The one-year anniversary of independence was the perfect occasion to strengthen the country’s identity, however there wasn’t much money to spend on appropriate public events, so renaming the streets of Kaunas became a valid and important move: the avenue named after Tsar Nicholas and later Kaiser Wilhelm was now called Laisvės, while the former Ivan street was now known as Vasario 16-osios [February 16th].
Over twenty years the muddy, messy avenue – which still sometimes had hoofed animals roaming around – turned into a representative crux of Kaunas. Talking of it, the representative part has widened its spectrum a bit since there weren’t enough vacant lots and most governmental institutions had to settle on K. Donelaičio street nearby.
There’s a saying that we shouldn’t judge the past using today’s standards. Therefore, we shouldn’t be surprised to learn that there were talks of reconstructing or even demolishing Soboras (St Michael the Archangel Church) in the late 1920s: people still remembered it as being a part of the Russian politics of denationalisation – the main streets of larger cities had Orthodox churches growing like mushrooms and that wasn’t a coincidence at all. Soboras was barely 30 years old at that moment, and the rivalry with Poland was another factor to bring the church to the ground: in 1926, Polish people blew up Alexander Nevsky’s Cathedral which had stood in the main square of Warsaw.
The active life of Bohemians added another layer to the freedom cake of our avenue: most cultural and leisure events of Kaunas took place here. We shouldn’t forget that the buildings which are mostly associated with losing the freedom are still right here too: it was the state theatre – one of the most significant cultural hotspots of the country – that witnessed Soviet government officially declaring its regime in Lithuania, while the former USSR consulate building in the beginning of the street was used to recruit the local weaker-spirited cultural individuals.
The former house of security and municipal affairs saw Soviet agents changing the function of the building into a one of torturing dissidents and partisans. Symbolically, the avenue got the name of Stalin in 1940, yet lost that name right after that until 1944.
When the “Khrushchev warming” was upon the union, the avenue regained its title back, but that had two meanings to it: from one side, the street was given the name which was already used by most people; from the other side, it was a certain legitimisation of the Soviet regime, which carried the message “Lithuanian SSR has all the freedoms it needs”. In any case, this avenue name reflected the mentality of independent Kaunasians, and the avenue became a symbolic and also actual place for Romas Kalanta’s self-immolation. A completely new generation was fighting for freedom here – they hadn’t seen independence before, but they accepted the memory fragments received from their parents and added their own western twist to it. Once again, “the freedom avenue” wasn’t merely a name.

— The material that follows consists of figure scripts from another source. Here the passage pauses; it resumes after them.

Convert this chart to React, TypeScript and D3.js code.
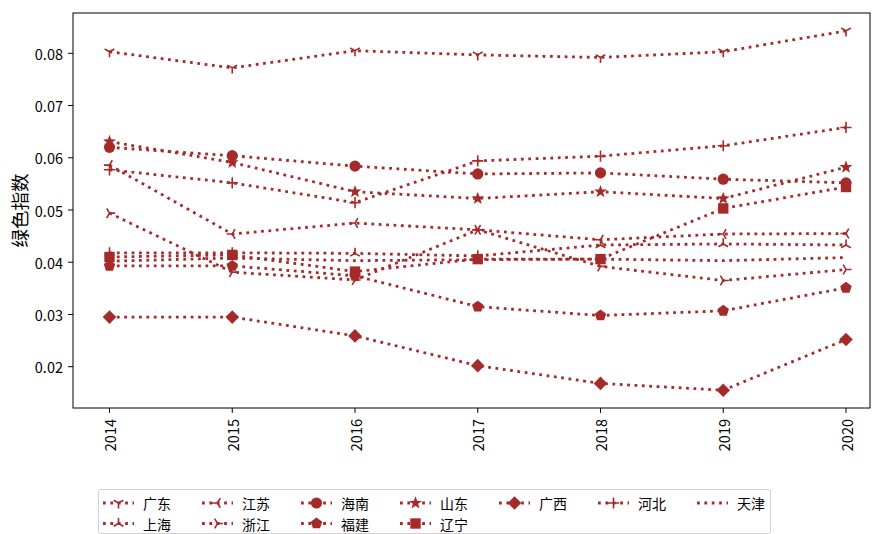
import React from 'react';
import * as d3 from 'd3';

const years = [2014, 2015, 2016, 2017, 2018, 2019, 2020];
const provinces = ['广东', '上海', '江苏', '浙江', '海南', '福建', '山东', '辽宁', '广西', '河北', '天津'];
const markers = ['tri_down', 'tri_up', 'tri_left', 'tri_right', 'circle', 'pentagon', 'star', 'square', 'diamond', 'plus', 'none'];

const guangdong = [0.0803, 0.0772, 0.0805, 0.0797, 0.0792, 0.0803, 0.0843];
const shanghai = [0.0418, 0.0418, 0.0417, 0.0412, 0.0433, 0.0435, 0.0433];
const jiangsu = [0.0586, 0.0454, 0.0475, 0.0462, 0.0443, 0.0454, 0.0455];
const zhejiang = [0.0494, 0.0381, 0.0366, 0.0462, 0.0392, 0.0365, 0.0386];
const hainan = [0.0620, 0.0604, 0.0584, 0.0569, 0.0571, 0.0559, 0.0552];
const fujian = [0.0393, 0.0393, 0.0374, 0.0315, 0.0298, 0.0307, 0.0351];
const shandong = [0.0631, 0.0591, 0.0535, 0.0522, 0.0535, 0.0522, 0.0582];
const liaoning = [0.0410, 0.0414, 0.0382, 0.0406, 0.0406, 0.0503, 0.0544];
const guangxi = [0.0295, 0.0295, 0.0259, 0.0202, 0.0168, 0.0155, 0.0252];
const hebei = [0.0577, 0.0552, 0.0514, 0.0594, 0.0603, 0.0623, 0.0658];
const tianjin = [0.0402, 0.0408, 0.0403, 0.0405, 0.0406, 0.0403, 0.0409];

const seriesValues = [guangdong, shanghai, jiangsu, zhejiang, hainan, fujian, shandong, liaoning, guangxi, hebei, tianjin];
const yTicks = [0.02, 0.03, 0.04, 0.05, 0.06, 0.07, 0.08];
const yLabel = '绿色指数';

const COLOR = '#a52a2a';
const FONT = '"Noto Sans CJK SC", "DejaVu Sans", sans-serif';
const W = 874;
const H = 534;
const plot = { left: 73, right: 870, top: 13, bottom: 408 };

const x = d3.scaleLinear().domain([2014, 2020]).range([109.5, 846]);
const y = d3.scaleLinear().domain([0.02, 0.08]).range([366.7, 53.3]);

function polygon(n: number, r: number, rot = -Math.PI / 2) {
  const pts: [number, number][] = [];
  for (let i = 0; i < n; i++) {
    const a = rot + (i * 2 * Math.PI) / n;
    pts.push([r * Math.cos(a), r * Math.sin(a)]);
  }
  return 'M' + pts.map((p) => p.join(',')).join('L') + 'Z';
}

function starPath(R: number, r: number) {
  const pts: [number, number][] = [];
  for (let i = 0; i < 10; i++) {
    const a = -Math.PI / 2 + (i * Math.PI) / 5;
    const rr = i % 2 === 0 ? R : r;
    pts.push([rr * Math.cos(a), rr * Math.sin(a)]);
  }
  return 'M' + pts.map((p) => p.join(',')).join('L') + 'Z';
}

function triPath(angles: number[], r: number) {
  return angles
    .map((deg) => {
      const a = (deg * Math.PI) / 180;
      return `M0,0L${r * Math.cos(a)},${r * Math.sin(a)}`;
    })
    .join('');
}

function Marker({ type, cx, cy }: { type: string; cx: number; cy: number }) {
  const t = `translate(${cx},${cy})`;
  const lineProps = { stroke: COLOR, strokeWidth: 1.6, fill: 'none', transform: t };
  switch (type) {
    case 'circle':
      return <circle cx={cx} cy={cy} r={5.6} fill={COLOR} />;
    case 'square':
      return <rect x={cx - 5.2} y={cy - 5.2} width={10.4} height={10.4} fill={COLOR} />;
    case 'diamond':
      return <path d={polygon(4, 6.8, 0)} fill={COLOR} transform={t} />;
    case 'pentagon':
      return <path d={polygon(5, 6)} fill={COLOR} transform={t} />;
    case 'star':
      return <path d={starPath(6.8, 2.8)} fill={COLOR} transform={t} />;
    case 'plus':
      return <path d="M-5.6,0L5.6,0M0,-5.6L0,5.6" {...lineProps} />;
    case 'tri_down':
      return <path d={triPath([90, 210, 330], 5.6)} {...lineProps} />;
    case 'tri_up':
      return <path d={triPath([270, 30, 150], 5.6)} {...lineProps} />;
    case 'tri_left':
      return <path d={triPath([180, 300, 60], 5.6)} {...lineProps} />;
    case 'tri_right':
      return <path d={triPath([0, 120, 240], 5.6)} {...lineProps} />;
    default:
      return null;
  }
}

const DASH = '2.78 4.6';
const LW = 2.78;

export default function App() {
  const line = d3
    .line<number>()
    .x((_, i) => x(years[i]))
    .y((d) => y(d));

  const legendItems = provinces.map((p, i) => {
    const col = i < 8 ? Math.floor(i / 2) : 4 + (i - 8);
    const row = i < 8 ? i % 2 : 0;
    return { name: p, marker: markers[i], x0: 103 + col * 99, cy: 503 + row * 20.5 };
  });

  return (
    <svg
      width={W}
      height={H}
      style={{ position: 'absolute', left: 0, top: 0, background: '#fff' }}
      fontFamily={FONT}
    >
      <rect x={0} y={0} width={W} height={H} fill="#fff" />
      {seriesValues.map((vals, si) => (
        <path
          key={'l' + si}
          d={line(vals) || ''}
          fill="none"
          stroke={COLOR}
          strokeWidth={LW}
          strokeDasharray={DASH}
        />
      ))}
      {seriesValues.map((vals, si) =>
        vals.map((v, i) => <Marker key={`m${si}-${i}`} type={markers[si]} cx={x(years[i])} cy={y(v)} />)
      )}
      <rect
        x={plot.left}
        y={plot.top}
        width={plot.right - plot.left}
        height={plot.bottom - plot.top}
        fill="none"
        stroke="#000"
        strokeWidth={1}
      />
      {yTicks.map((t) => (
        <g key={'yt' + t}>
          <line x1={plot.left} x2={plot.left - 4.9} y1={y(t)} y2={y(t)} stroke="#000" strokeWidth={1} />
          <text x={plot.left - 10} y={y(t)} textAnchor="end" dominantBaseline="central" fontSize={14.5} fill="#000">
            {t.toFixed(2)}
          </text>
        </g>
      ))}
      {years.map((yr) => (
        <g key={'xt' + yr}>
          <line x1={x(yr)} x2={x(yr)} y1={plot.bottom} y2={plot.bottom + 4.9} stroke="#000" strokeWidth={1} />
          <text
            transform={`translate(${x(yr)},${plot.bottom + 11}) rotate(-90)`}
            textAnchor="end"
            dominantBaseline="central"
            fontSize={14.5}
            fill="#000"
          >
            {yr}
          </text>
        </g>
      ))}
      <text
        transform={`translate(19,${(plot.top + plot.bottom) / 2}) rotate(-90)`}
        textAnchor="middle"
        dominantBaseline="central"
        fontSize={18.5}
        fill="#000"
      >
        {yLabel}
      </text>
      <rect x={98.5} y={489.5} width={672} height={44} rx={2} fill="#fff" stroke="#d0d0d0" strokeWidth={1} />
      {legendItems.map((it, i) => (
        <g key={'lg' + i}>
          <line
            x1={it.x0}
            x2={it.x0 + 31}
            y1={it.cy}
            y2={it.cy}
            stroke={COLOR}
            strokeWidth={LW}
            strokeDasharray={DASH}
          />
          <Marker type={it.marker} cx={it.x0 + 15.5} cy={it.cy} />
          <text x={it.x0 + 40} y={it.cy} dominantBaseline="central" fontSize={14} fill="#000">
            {it.name}
          </text>
        </g>
      ))}
    </svg>
  );
}
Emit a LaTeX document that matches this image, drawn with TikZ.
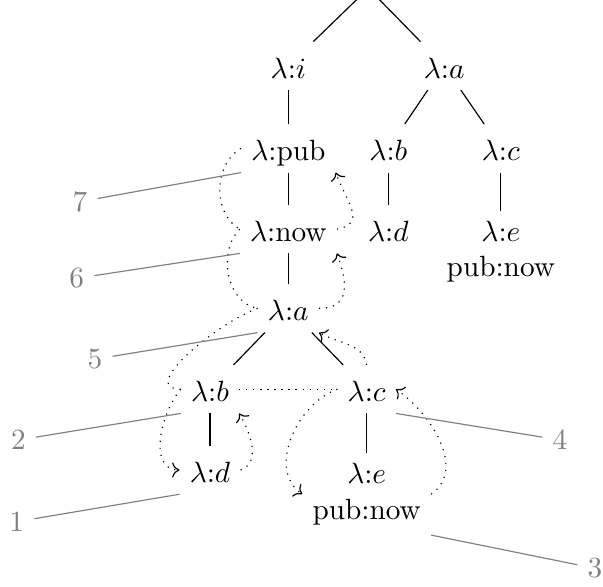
\documentclass[tikz,border=0pt]{standalone}
\usepackage{tikz}
\usepackage{xcolor}
\usepackage{amsmath}
\usetikzlibrary{arrows.meta, calc}
\definecolor{notegray}{RGB}{128,128,128}

\begin{document}
\begin{tikzpicture}[
    term/.style={text height=9pt, text depth=0.5pt},
    pair/.style={align=center},
    walk/.style={dotted},
    num/.style={text=notegray},
    note/.style={draw=notegray}
  ]
    \useasboundingbox (0,0) rectangle (7.236,-7.032);

    % the term tree
    \node (root) at (4.42,0.14) {};
    \node[term] (i) at (3.46,-0.79) {$\lambda{:}i$};
    \node[term] (sa) at (5.33,-0.79) {$\lambda{:}a$};
    \node[term] (pub) at (3.46,-1.78) {$\lambda$:pub};
    \node[term] (sb) at (4.66,-1.78) {$\lambda{:}b$};
    \node[term] (sc) at (6.01,-1.78) {$\lambda{:}c$};
    \node[term] (now) at (3.46,-2.75) {$\lambda$:now};
    \node[term] (sd) at (4.66,-2.75) {$\lambda{:}d$};
    \node[pair] (se) at (6.01,-3.02) {$\lambda{:}e$\\pub:now};
    \node[term] (a) at (3.46,-3.70) {$\lambda{:}a$};
    \node[term] (b) at (2.52,-4.67) {$\lambda{:}b$};
    \node[term] (c) at (4.40,-4.67) {$\lambda{:}c$};
    \node[term] (d) at (2.52,-5.64) {$\lambda{:}d$};
    \node[pair] (e) at (4.40,-5.93) {$\lambda{:}e$\\pub:now};

    \foreach \p/\q in {root/i, root/sa, i/pub, pub/now, now/a, a/b, a/c,
                       b/d, c/e, sa/sb, sa/sc, sb/sd, sc/se}
      \draw (\p) -- (\q);

    % walk down the left side, back up the right side
    \draw[walk] (pub.west) to[out=210,in=150] (now.west);
    \draw[walk] (now.west) to[out=225,in=170] (a.west);
    \draw[walk] (a.west) to[out=200,in=180] (b.west);
    \draw[walk,->] (b.west) to[out=230,in=180] (d.west);
    \draw[walk,->] (d.east) to[out=20,in=-60] (b.south east);
    \draw[walk] (b.east) -- (c.west);
    \draw[walk,->] (c.west) to[out=200,in=145] (e.west);
    \draw[walk,->] (e.east) to[out=35,in=-35] (c.east);
    \draw[walk,->] (c.north) to[out=100,in=-30] (a.south east);
    \draw[walk,->] (a.east) to[out=0,in=-70,looseness=1.4] (now.south east);
    \draw[walk,->] (now.east) to[out=10,in=-70,looseness=1.4] (pub.south east);

    % visit order
    \node[num] (n1) at (0.20,-6.26) {1};
    \node[num] (n2) at (0.22,-5.28) {2};
    \node[num] (n3) at (7.14,-6.82) {3};
    \node[num] (n4) at (6.72,-5.28) {4};
    \node[num] (n5) at (1.14,-4.31) {5};
    \node[num] (n6) at (0.92,-3.34) {6};
    \node[num] (n7) at (0.96,-2.42) {7};

    \draw[note] (n1) -- (d.south west);
    \draw[note] (n2) -- (b.south west);
    \draw[note] (n3) -- (e.south east);
    \draw[note] (n4) -- (c.south east);
    \draw[note] (n5) -- (a.south west);
    \draw[note] (n6) -- (now.south west);
    \draw[note] (n7) -- (pub.south west);
  \end{tikzpicture}
\end{document}
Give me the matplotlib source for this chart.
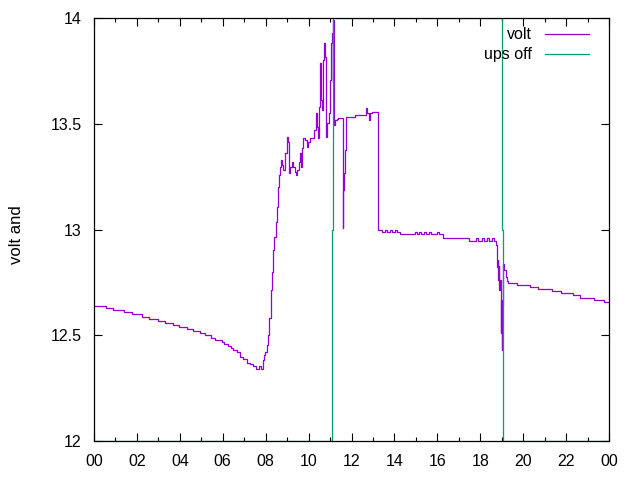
import matplotlib
matplotlib.use("Agg")
import matplotlib.pyplot as plt
from matplotlib.ticker import FixedLocator, FixedFormatter, MultipleLocator

plt.rcParams['font.family'] = ['Liberation Sans', 'DejaVu Sans']

# time of day in hours, battery voltage (stepwise samples)
volt_t = [0.000, 0.559, 0.899, 1.412, 1.757, 2.237, 2.577, 2.983, 3.323, 3.696,
          3.975, 4.348, 4.628, 4.940, 5.173, 5.439, 5.639, 5.951, 6.058, 6.259,
          6.371, 6.492, 6.650, 6.804, 6.958, 7.116, 7.270, 7.424, 7.550, 7.703,
          7.769, 7.862, 7.923, 7.983, 8.048, 8.109, 8.170, 8.235, 8.295, 8.356,
          8.402, 8.468, 8.514, 8.561, 8.622, 8.668, 8.715, 8.775, 8.822, 8.901,
          8.980, 9.027, 9.088, 9.134, 9.213, 9.288, 9.367, 9.414, 9.474, 9.554,
          9.600, 9.647, 9.707, 9.754, 9.833, 9.912, 9.987, 10.066, 10.173, 10.253,
          10.332, 10.378, 10.425, 10.485, 10.532, 10.579, 10.639, 10.686, 10.733, 10.779,
          10.826, 10.873, 10.938, 10.998, 11.059, 11.106, 11.129, 11.152, 11.185, 11.231,
          11.311, 11.371, 11.590, 11.627, 11.651, 11.697, 11.730, 12.163, 12.662, 12.722,
          12.815, 12.862, 12.955, 13.221, 13.249, 13.422, 13.561, 13.654, 13.794, 13.887,
          14.027, 14.120, 14.260, 14.959, 15.053, 15.146, 15.239, 15.379, 15.472, 15.612,
          15.705, 15.985, 16.078, 16.264, 17.476, 17.802, 17.896, 18.082, 18.175, 18.315,
          18.408, 18.548, 18.641, 18.720, 18.767, 18.814, 18.827, 18.860, 18.888, 18.921,
          18.967, 18.981, 19.000, 19.028, 19.074, 19.121, 19.186, 19.247, 19.293, 19.713,
          20.319, 20.691, 21.330, 21.763, 22.309, 22.649, 23.301, 23.767, 24.000]
volt_v = [12.638, 12.627, 12.618, 12.609, 12.599, 12.585, 12.575, 12.566, 12.557, 12.547,
          12.538, 12.528, 12.519, 12.509, 12.500, 12.486, 12.476, 12.467, 12.457, 12.448,
          12.438, 12.429, 12.419, 12.399, 12.386, 12.370, 12.364, 12.355, 12.342, 12.355,
          12.342, 12.383, 12.407, 12.422, 12.454, 12.501, 12.580, 12.714, 12.799, 12.903,
          12.965, 13.035, 13.106, 13.201, 13.258, 13.296, 13.329, 13.305, 13.281, 13.362,
          13.437, 13.414, 13.267, 13.296, 13.319, 13.296, 13.272, 13.258, 13.281, 13.319,
          13.362, 13.296, 13.385, 13.433, 13.423, 13.390, 13.414, 13.433, 13.433, 13.470,
          13.551, 13.485, 13.433, 13.579, 13.787, 13.612, 13.565, 13.801, 13.882, 13.816,
          13.437, 13.504, 13.551, 13.707, 13.882, 13.929, 13.697, 13.991, 13.494, 13.518,
          13.522, 13.527, 13.007, 13.187, 13.267, 13.376, 13.532, 13.541, 13.574, 13.551,
          13.518, 13.551, 13.556, 13.281, 12.998, 12.988, 12.998, 12.988, 12.998, 12.988,
          12.998, 12.988, 12.979, 12.988, 12.979, 12.988, 12.979, 12.988, 12.979, 12.988,
          12.979, 12.988, 12.979, 12.960, 12.946, 12.960, 12.946, 12.960, 12.946, 12.960,
          12.946, 12.960, 12.946, 12.927, 12.824, 12.856, 12.761, 12.827, 12.714, 12.761,
          12.511, 12.667, 12.430, 12.643, 12.837, 12.809, 12.775, 12.757, 12.747, 12.738,
          12.730, 12.719, 12.711, 12.700, 12.690, 12.676, 12.667, 12.656, 12.656]

# UPS-off indicator (12 = on, 14 = off)
ups_t = [0.0, 11.10, 11.15, 19.03, 19.07, 24.0]
ups_v = [12.0, 13.0, 14.0, 13.0, 12.0, 12.0]

xtick_pos = [0, 2, 4, 6, 8, 10, 12, 14, 16, 18, 20, 22, 24]
xtick_lab = ["00", "02", "04", "06", "08", "10", "12", "14", "16", "18", "20", "22", "00"]
ytick_pos = [12, 12.5, 13, 13.5, 14]
ytick_lab = ["12", "12.5", "13", "13.5", "14"]

fig = plt.figure(figsize=(6.4, 4.8), dpi=100)
ax = fig.add_axes([94/640, 1-441/480, (609-94)/640, (441-18)/480])

ax.plot(volt_t, volt_v, color='#9400D3', lw=0.9, drawstyle='steps-post', label='volt', zorder=2)
ax.plot(ups_t, ups_v, color='#009E73', lw=0.9, drawstyle='steps-post', label='ups off', zorder=2.1)

ax.set_xlim(0, 24)
ax.set_ylim(12, 14)
ax.xaxis.set_major_locator(FixedLocator(xtick_pos))
ax.xaxis.set_major_formatter(FixedFormatter(xtick_lab))
ax.xaxis.set_minor_locator(MultipleLocator(1))
ax.yaxis.set_major_locator(FixedLocator(ytick_pos))
ax.yaxis.set_major_formatter(FixedFormatter(ytick_lab))

ax.tick_params(which='both', direction='in', top=True, right=True, width=0.8, labelsize=11.5, colors='black')
ax.tick_params(which='major', length=6, pad=9)
ax.tick_params(which='minor', length=3)
for s in ax.spines.values():
    s.set_linewidth(0.9)
    s.set_zorder(3)

ax.set_ylabel('volt and', fontsize=12)
ax.yaxis.set_label_coords((24 - 94) / 515, (441 - 235) / 423)

leg = ax.legend(loc='upper right', frameon=False, fontsize=11.5, markerfirst=False,
                handlelength=2.75, handletextpad=0.8, borderaxespad=0, borderpad=0,
                labelspacing=0.31, bbox_to_anchor=((589 - 94) / 515, 0.978))
for t in leg.get_texts():
    t.set_ha('right')

fig.savefig('out.png', dpi=100)
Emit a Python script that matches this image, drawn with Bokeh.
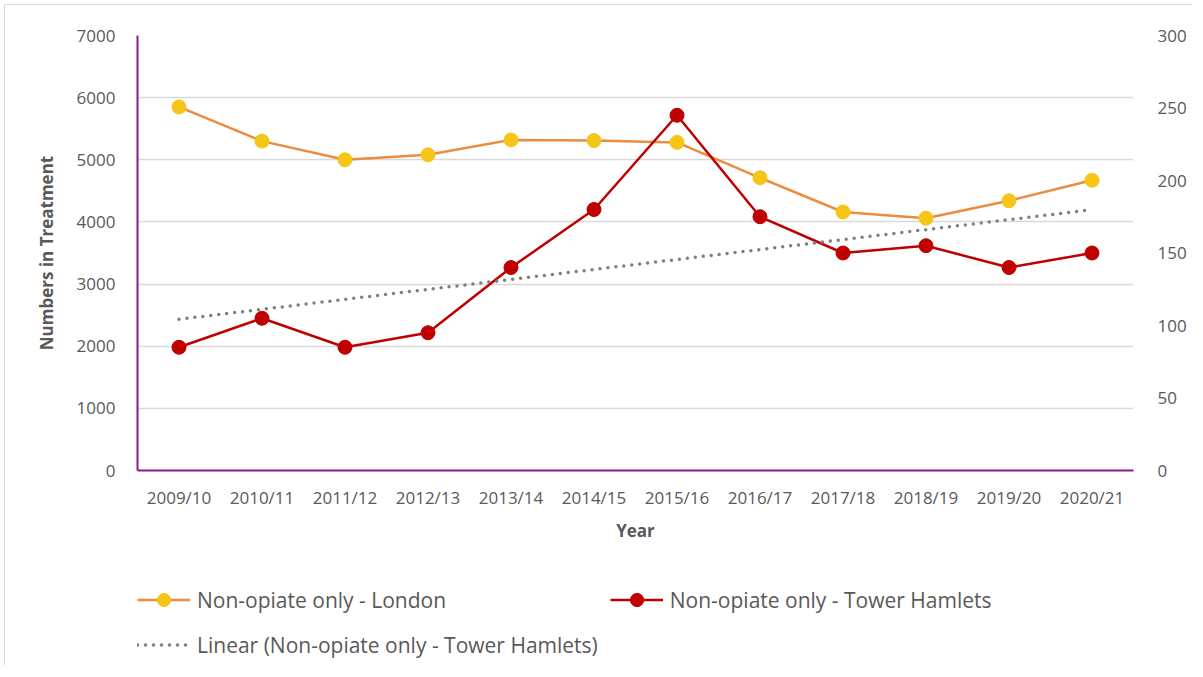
import numpy as np
from bokeh.plotting import figure
from bokeh.layouts import column
from bokeh.models import (Range1d, FactorRange, LinearAxis, FixedTicker, Legend,
                          LegendItem, ColumnDataSource)
from bokeh.embed import file_html
from bokeh.resources import INLINE

years = ["2009/10", "2010/11", "2011/12", "2012/13", "2013/14", "2014/15",
         "2015/16", "2016/17", "2017/18", "2018/19", "2019/20", "2020/21"]
london = [5850, 5300, 5000, 5080, 5320, 5310, 5280, 4710, 4160, 4060, 4340, 4670]
tower_hamlets = [85, 105, 85, 95, 140, 180, 245, 175, 150, 155, 140, 150]
left_ticks = [0, 1000, 2000, 3000, 4000, 5000, 6000, 7000]
right_ticks = [0, 50, 100, 150, 200, 250, 300]
legend_labels = ["Non-opiate only - London", "Non-opiate only - Tower Hamlets",
                 "Linear (Non-opiate only - Tower Hamlets)"]

FONT = "Open Sans"
TXT = "#595959"
PURPLE = "#8E1B86"
C_LON_LINE, C_LON_PT = "#ED8B3E", "#F5C518"
C_TH = "#C00000"
C_TREND = "#7F7F7F"

# Linear trendline (least squares) of the Tower Hamlets series, as in the source chart
idx = np.arange(len(years))
slope, intercept = np.polyfit(idx, np.array(tower_hamlets, dtype=float), 1)
trend = [intercept + slope * i for i in (idx[0], idx[-1])]

p = figure(x_range=FactorRange(*years, range_padding=0),
           y_range=Range1d(0, 7000),
           width=1187, output_backend="svg", toolbar_location=None,
           min_border_left=132, min_border_top=30, min_border_right=59,
           min_border_bottom=80,
           frame_width=996, frame_height=435)
p.extra_y_ranges = {"right": Range1d(0, 300)}
p.outline_line_color = None
p.background_fill_color = "white"
p.border_fill_color = "white"

# grid
p.xgrid.grid_line_color = None
p.ygrid.grid_line_color = "#d9d9d9"
p.ygrid.grid_line_width = 1.5

# left axis
ya = p.yaxis[0]
ya.ticker = FixedTicker(ticks=left_ticks)
ya.axis_label = "Numbers in Treatment"
ya.axis_label_text_font = FONT
ya.axis_label_text_font_style = "bold"
ya.axis_label_text_font_size = "17px"
ya.axis_label_text_color = TXT
ya.axis_label_standoff = 16
ya.major_label_text_font = FONT
ya.major_label_text_font_size = "17px"
ya.major_label_text_color = TXT
ya.major_label_standoff = 16
ya.axis_line_color = PURPLE
ya.axis_line_width = 2
ya.major_tick_line_color = None
ya.minor_tick_line_color = None

# right axis
ra = LinearAxis(y_range_name="right", ticker=FixedTicker(ticks=right_ticks))
ra.major_label_text_font = FONT
ra.major_label_text_font_size = "17px"
ra.major_label_text_color = TXT
ra.major_label_standoff = 18
ra.axis_line_color = None
ra.major_tick_line_color = None
ra.minor_tick_line_color = None
p.add_layout(ra, "right")

# x axis
xa = p.xaxis[0]
xa.axis_label = "Year"
xa.axis_label_text_font = FONT
xa.axis_label_text_font_style = "bold"
xa.axis_label_text_font_size = "17px"
xa.axis_label_text_color = TXT
xa.axis_label_standoff = 7
xa.major_label_text_font = FONT
xa.major_label_text_font_size = "17px"
xa.major_label_text_color = TXT
xa.major_label_standoff = 9
xa.axis_line_color = PURPLE
xa.axis_line_width = 2
xa.major_tick_line_color = None
xa.minor_tick_line_color = None

src = ColumnDataSource(dict(x=years, london=london, th=tower_hamlets))

p.line("x", "london", source=src, line_color=C_LON_LINE, line_width=2.5)
p.scatter("x", "london", source=src, size=14, fill_color=C_LON_PT, line_color=C_LON_PT)

p.line("x", "th", source=src, y_range_name="right", line_color=C_TH, line_width=2.5)
p.scatter("x", "th", source=src, y_range_name="right", size=14,
          fill_color=C_TH, line_color=C_TH)

p.line([years[0], years[-1]], trend, y_range_name="right", line_color=C_TREND,
       line_width=3.5, line_dash="0 8", line_cap="round")

# ---- legend strip (separate figure so the legend is never clipped) ----
lg = figure(width=1187, height=115, output_backend="svg", toolbar_location=None,
            x_axis_type=None, y_axis_type=None, x_range=Range1d(0, 1), y_range=Range1d(0, 1),
            min_border=0)
lg.outline_line_color = None
lg.background_fill_color = "white"
lg.border_fill_color = "white"

# hidden proxy renderers (one point outside the visible range) that supply legend glyph styles
proxy = ColumnDataSource(dict(x=[-10], y=[-10]))
g1l = lg.line("x", "y", source=proxy, line_color=C_LON_LINE, line_width=2.5)
g1p = lg.scatter("x", "y", source=proxy, size=13, fill_color=C_LON_PT, line_color=C_LON_PT)
g2l = lg.line("x", "y", source=proxy, line_color=C_TH, line_width=2.5)
g2p = lg.scatter("x", "y", source=proxy, size=13, fill_color=C_TH, line_color=C_TH)
g3 = lg.line("x", "y", source=proxy, line_color=C_TREND, line_width=3.5,
             line_dash="0 8", line_cap="round")

legend = Legend(items=[
    LegendItem(label=legend_labels[0], renderers=[g1l, g1p]),
    LegendItem(label=legend_labels[1], renderers=[g2l, g2p]),
    LegendItem(label=legend_labels[2], renderers=[g3]),
], location=(0, 4), orientation="horizontal", ncols=2)
legend.label_text_font = FONT
legend.label_text_font_size = "21px"
legend.label_text_color = TXT
legend.glyph_width = 53
legend.glyph_height = 33
legend.label_height = 33
legend.label_standoff = 7
legend.spacing = 12
legend.padding = 0
legend.margin = 0
legend.border_line_color = None
legend.background_fill_alpha = 0
lg.add_layout(legend, "center")

page = column(p, lg, spacing=0,
              styles={"margin-left": "4px", "margin-top": "4px",
                      "border-left": "1px solid #d9d9d9",
                      "border-top": "1px solid #d9d9d9"})

open("out.html", "w").write(file_html(page, INLINE))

Despite some buildings on this avenue suffering heavy architectural loss during Soviet years, one of the essential elements of the street was given to it by the architects of those very days. Since the late 1950s, Europe experienced a wave of pedestrianisation, with special zones being dedicated to pedestrians all around the continent. Laisvės Avenue wasn’t the first place like that in Lithuania, but its new role and the unique architectural conception resulted in a speedy adaptation to the city’s life. It became part of the freedom symbolism.
Much like after 1918, the reputation of the avenue wasn’t great in the 1990s as well: scandalous stories accompanied many of its buildings; there was much work to be done in terms of architecture and aesthetics. Even though the street was packed during daytime, it turned into an empty space in the evenings because of high crime rate. In spite of entering a new era, organising a large number of nocturnal events, architects preparing close-to-utopian reconstruction projects, Laisvės Avenue was still associated with anarchy and was often referred to as “the shoe avenue”. The story of Laisvės radio station is a good illustration of how things went down in the 1990s: with the circumstances being very unclear, December of 1998 had radio speakers installed throughout the whole avenue – they were supposed to play instrumental music, be an advertising medium and, most importantly, provide information about various things happening within the street. More often than not they just broadcasted an advert of Urmas shopping centre, while several hundred complaints were filed against them in just a few months.
We have the “Freedom Avenue” back today, free of pseudo-anarchist intricacies of the 1990s. After congratulating Lithuania during the centennial celebrations in 2018, we can wait for February 16th, 2019 to sing “happy 100th birthday” to the biggest symbol of freedom in Kaunas.